** EXERCISE DETAILS **
Go through the material below and copy each line where the word "this" appears.

-- Begin DATASET CONTENT --

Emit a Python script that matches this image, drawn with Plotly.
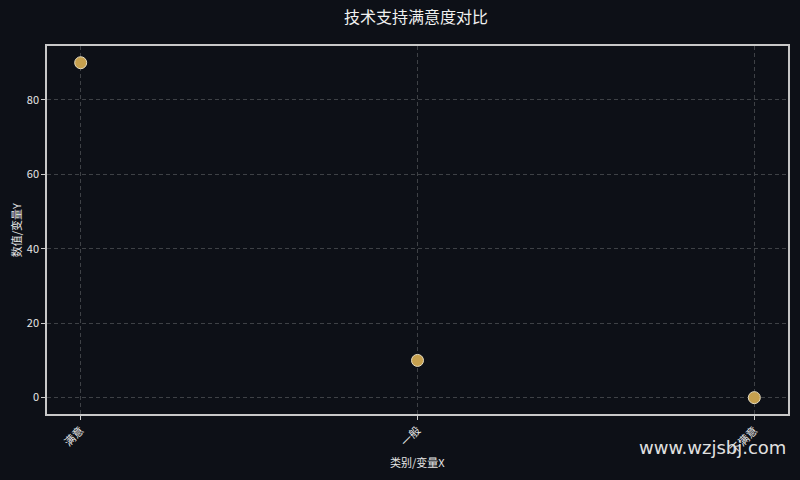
import plotly.graph_objects as go

# Data
categories = ['满意', '一般', '不满意']
values = [90, 10, 0]

bg = '#0d1017'
font_family = 'Noto Sans CJK SC, Noto Sans, sans-serif'

fig = go.Figure()

fig.add_trace(go.Scatter(
    x = categories, y = values,
    mode = 'markers',
    marker = dict(size = 12, color = '#c6a04e',
                  line = dict(width = 1, color = '#e6dcc0')),
    showlegend = False))

fig.update_layout(
    width = 800, height = 480,
    paper_bgcolor = bg, plot_bgcolor = bg,
    font = dict(family = font_family, color = '#e6e6e6', size = 11),
    title = dict(text = '技术支持满意度对比', x = 0.52, xanchor = 'center',
                 y = 0.963, yanchor = 'middle',
                 font = dict(size = 16, color = '#f0f0f0')),
    margin = dict(l = 47, r = 12, t = 46, b = 66),
    xaxis = dict(
        automargin = False,
        range = [-0.1, 2.1],
        tickangle = -45,
        ticks = 'outside', ticklen = 4, tickcolor = '#cccccc',
        showgrid = True, gridcolor = '#3e4146', griddash = '4px,3px', gridwidth = 1,
        showline = True, linecolor = '#c8c8c8', linewidth = 1.5, mirror = True,
        zeroline = False),
    yaxis = dict(
        automargin = False,
        range = [-4.4, 94.5],
        tickvals = [0, 20, 40, 60, 80],
        ticks = 'outside', ticklen = 4, tickcolor = '#cccccc',
        showgrid = True, gridcolor = '#3e4146', griddash = '4px,3px', gridwidth = 1,
        showline = True, linecolor = '#c8c8c8', linewidth = 1.5, mirror = True,
        zeroline = False))

# Axis titles
fig.add_annotation(
    text = '类别/变量X', xref = 'paper', yref = 'paper',
    x = 0.5, y = -0.131, xanchor = 'center', yanchor = 'middle',
    showarrow = False, font = dict(size = 11))
fig.add_annotation(
    text = '数值/变量Y', xref = 'paper', yref = 'paper',
    x = -0.0415, y = 0.5, xanchor = 'center', yanchor = 'middle',
    textangle = -90, showarrow = False, font = dict(size = 11))

# Watermark
fig.add_annotation(
    text = 'www.wzjsbj.com', xref = 'paper', yref = 'paper',
    x = 1.0, y = -0.09, xanchor = 'right', yanchor = 'middle',
    showarrow = False,
    font = dict(size = 18, color = '#e0e0e0', family = 'DejaVu Sans, sans-serif'))

fig.write_html('out.html', config = dict(displayModeBar = False),
               post_script = "document.body.style.margin='0';document.body.style.background='%s';" % bg)
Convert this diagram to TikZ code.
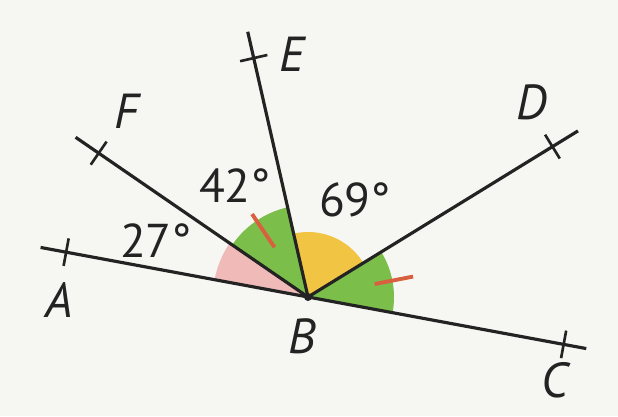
\documentclass[tikz,border=0pt]{standalone}
\usepackage{fontspec}
\setmainfont{PT Sans}
\usepackage{tikz}
\usetikzlibrary{calc}
\definecolor{paper}{RGB}{246,246,243}
\definecolor{ink}{RGB}{35,35,35}
\definecolor{pinkfill}{RGB}{240,186,184}
\definecolor{greenfill}{RGB}{124,190,74}
\definecolor{yellowfill}{RGB}{242,196,68}
\definecolor{tickred}{RGB}{216,96,62}

\begin{document}
\begin{tikzpicture}[
  x=0.02cm, y=0.02cm,
  ray/.style={line width=1.8pt, ink},
  crossbar/.style={line width=1.5pt, ink},
  wedge/.style={fill=#1, draw=none},
  redtick/.style={line width=2.2pt, tickred},
  pt/.style={font=\fontsize{28}{28}\selectfont\itshape, text=ink},
  deg/.style={font=\fontsize{27}{27}\selectfont, text=ink}
]
  \fill[paper] (-308,-119) rectangle (310,297);
  \coordinate (B) at (0,0);

  % coloured angles
  \fill[wedge=pinkfill]   (B) -- (169.5:95) arc[start angle=169.5, end angle=145.5, radius=95] -- cycle;
  \fill[wedge=greenfill]  (B) -- (145.5:92) arc[start angle=145.5, end angle=102.8, radius=92] -- cycle;
  \fill[wedge=yellowfill] (B) -- (102.8:65) arc[start angle=102.8, end angle=31.6, radius=65] -- cycle;
  \fill[wedge=greenfill]  (B) -- (31.6:86) arc[start angle=31.6, end angle=-10.5, radius=86] -- cycle;
  \draw[redtick] (124:60) -- (124:100);
  \draw[redtick] (11:68) -- (11:107);

  % rays and their ticks
  \foreach \p/\a/\r/\t in {A/169.5/272/246, C/-10.5/283/260, F/145.5/282/254, E/102.8/272/245, D/31.6/317/287}{
    \coordinate (\p-end) at (\a:\r);
    \coordinate (\p) at (\a:\t);
    \draw[crossbar] ($(\p)+({\a+90}:14)$) -- ($(\p)+({\a-90}:14)$);
  }
  \draw[ray] (A-end) -- (C-end);
  \foreach \p in {F,E,D}{
    \draw[ray] (B) -- (\p-end);
  }
  \fill[ink] (B) circle[radius=4];

  % labels
  \node[pt] (labA) at (-249,-3) {A};
  \node[pt] (labB) at (-6,-39) {B};
  \node[pt] (labC) at (247,-83) {C};
  \node[pt] (labD) at (224,195) {D};
  \node[pt] (labE) at (-16,243) {E};
  \node[pt] (labF) at (-181,186) {F};
  \node[deg] (ang1) at (-152,56) {27°};
  \node[deg] (ang2) at (-73,111) {42°};
  \node[deg] (ang3) at (47,97) {69°};
\end{tikzpicture}
\end{document}
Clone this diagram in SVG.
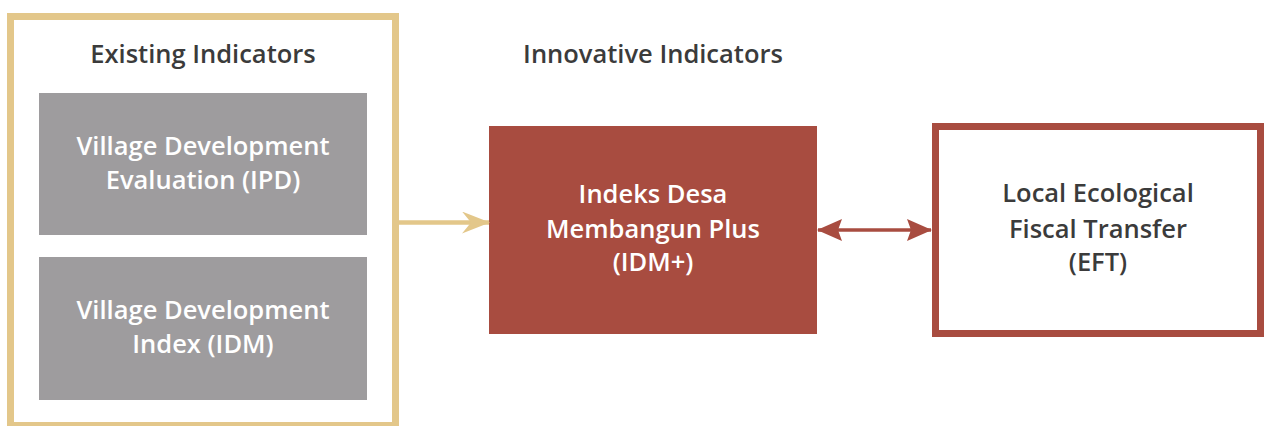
<svg xmlns="http://www.w3.org/2000/svg" width="1264" height="426" viewBox="0 0 1264 426">
<style>
text{font-family:"Open Sans",Lato,"Liberation Sans",sans-serif;font-weight:600;text-anchor:middle;font-size:25.5px}
.hd{fill:#3b3b3b}
.wt{fill:#ffffff}
.dk{fill:#3b3b3b}
.gray{fill:#9e9c9e}
</style>
<defs>
<marker id="goldHead" viewBox="0 0 28 22" refX="27" refY="11" markerWidth="28" markerHeight="22" markerUnits="userSpaceOnUse" orient="auto">
<path d="M0,0 L28,11 L0,22 L9,11 Z" fill="#e3c78a"/>
</marker>
<marker id="redHead" viewBox="0 0 25 22" refX="24" refY="11" markerWidth="25" markerHeight="22" markerUnits="userSpaceOnUse" orient="auto-start-reverse">
<path d="M0,0 L25,11 L0,22 L4,11 Z" fill="#a84c40"/>
</marker>
</defs>
<g id="existing">
<rect x="10.5" y="16.5" width="385" height="409" fill="#ffffff" stroke="#e3c78a" stroke-width="7"/>
<text class="hd" x="203" y="63">Existing Indicators</text>
</g>
<g id="ipd">
<rect class="gray" x="39" y="93" width="328" height="142"/>
<text class="wt" x="203" y="155">Village Development</text>
<text class="wt" x="203" y="189">Evaluation (IPD)</text>
</g>
<g id="idm">
<rect class="gray" x="39" y="257" width="328" height="143"/>
<text class="wt" x="203" y="319">Village Development</text>
<text class="wt" x="203" y="353">Index (IDM)</text>
</g>
<g id="innovative">
<text class="hd" x="653" y="63">Innovative Indicators</text>
</g>
<g id="idmplus">
<rect x="489" y="126" width="328" height="208" fill="#a84c40"/>
<text class="wt" x="653" y="203">Indeks Desa</text>
<text class="wt" x="653" y="238">Membangun Plus</text>
<text class="wt" x="653" y="271">(IDM+)</text>
</g>
<g id="eft">
<rect x="935.5" y="126.5" width="325" height="207" fill="#ffffff" stroke="#a84c40" stroke-width="7"/>
<text class="dk" x="1098" y="202">Local Ecological</text>
<text class="dk" x="1098" y="238">Fiscal Transfer</text>
<text class="dk" x="1098" y="271">(EFT)</text>
</g>
<g id="connectors">
<line x1="399" y1="222.5" x2="489" y2="222.5" stroke="#e3c78a" stroke-width="4.5" marker-end="url(#goldHead)"/>
<line x1="818" y1="230" x2="931" y2="230" stroke="#a84c40" stroke-width="3.5" marker-start="url(#redHead)" marker-end="url(#redHead)"/>
</g>
</svg>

-- End DATASET CONTENT --

** REPLY TO THE EXERCISE **
Emit a Python script that matches this image, drawn with Plotly.
Convert this diagram to TikZ code.
Clone this diagram in SVG.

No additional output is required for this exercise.